• RECORDS SHOWN:

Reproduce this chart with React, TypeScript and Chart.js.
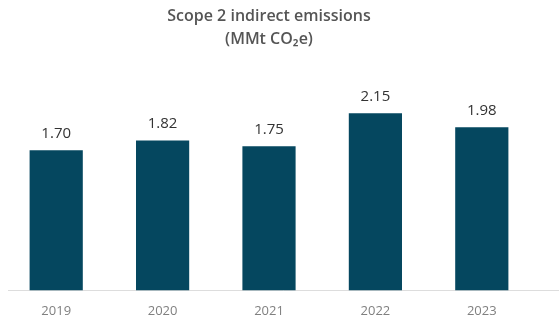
import React, { useEffect, useRef } from "react";
import { Chart, registerables } from "chart.js";

Chart.register(...registerables);

const years = ["2019", "2020", "2021", "2022", "2023"];
const emissions = [1.7, 1.82, 1.75, 2.15, 1.98];
const valueLabels = ["1.70", "1.82", "1.75", "2.15", "1.98"];
const titleLines = ["Scope 2 indirect emissions", "(MMt CO\u2082e)"];

const valueLabelPlugin = {
  id: "valueLabels",
  afterDatasetsDraw(chart: any) {
    const { ctx } = chart;
    const meta = chart.getDatasetMeta(0);
    ctx.save();
    ctx.fillStyle = "#333333";
    ctx.font = "500 15px 'Open Sans'";
    ctx.textAlign = "center";
    ctx.textBaseline = "bottom";
    meta.data.forEach((bar: any, i: number) => {
      ctx.fillText(valueLabels[i], bar.x, bar.y - 9);
    });
    ctx.restore();
  },
};

const baselinePlugin = {
  id: "baseline",
  beforeDatasetsDraw(chart: any) {
    const { ctx, chartArea, scales } = chart;
    const y = Math.round(scales.y.getPixelForValue(0)) + 0.5;
    ctx.save();
    ctx.strokeStyle = "#dddddd";
    ctx.lineWidth = 1;
    ctx.beginPath();
    ctx.moveTo(chartArea.left + 5, y);
    ctx.lineTo(chart.width, y);
    ctx.stroke();
    ctx.restore();
  },
};

export default function App() {
  const ref = useRef<HTMLCanvasElement>(null);
  useEffect(() => {
    const chart = new Chart(ref.current!, {
      type: "bar",
      data: {
        labels: years,
        datasets: [
          {
            data: emissions,
            backgroundColor: "#05475f",
            barPercentage: 0.5,
            categoryPercentage: 1,
          },
        ],
      },
      options: {
        animation: false,
        responsive: true,
        maintainAspectRatio: false,
        layout: { padding: { left: 3, right: 24, top: 0, bottom: -10 } },
        plugins: {
          legend: { display: false },
          tooltip: { enabled: false },
          title: {
            display: true,
            text: titleLines,
            color: "#555555",
            font: { family: "'Open Sans'", size: 16, weight: "600", lineHeight: 1.45 },
            padding: { top: 5, bottom: 33 },
          },
        },
        scales: {
          x: {
            grid: { display: false, drawTicks: false },
            border: { display: false },
            ticks: {
              color: "#808080",
              font: { family: "'Open Sans'", size: 13 },
              padding: 13,
            },
          },
          y: {
            display: false,
            min: 0,
            max: 2.5,
          },
        },
      },
      plugins: [valueLabelPlugin, baselinePlugin],
    });
    return () => chart.destroy();
  }, []);
  return (
    <div style={{ position: "fixed", left: 0, top: 0, width: 559, height: 322, background: "#ffffff" }}>
      <canvas ref={ref} />
    </div>
  );
}
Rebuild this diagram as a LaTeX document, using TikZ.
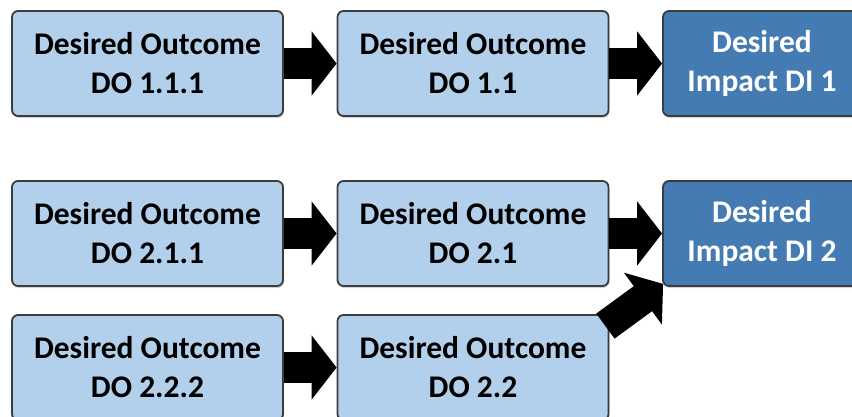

• SHORT EXERCISE: In the entries above, find each line with the string "this" and copy it.

• COMPLETE OUTPUT:
Reproduce this chart with React, TypeScript and Chart.js.
Rebuild this diagram as a LaTeX document, using TikZ.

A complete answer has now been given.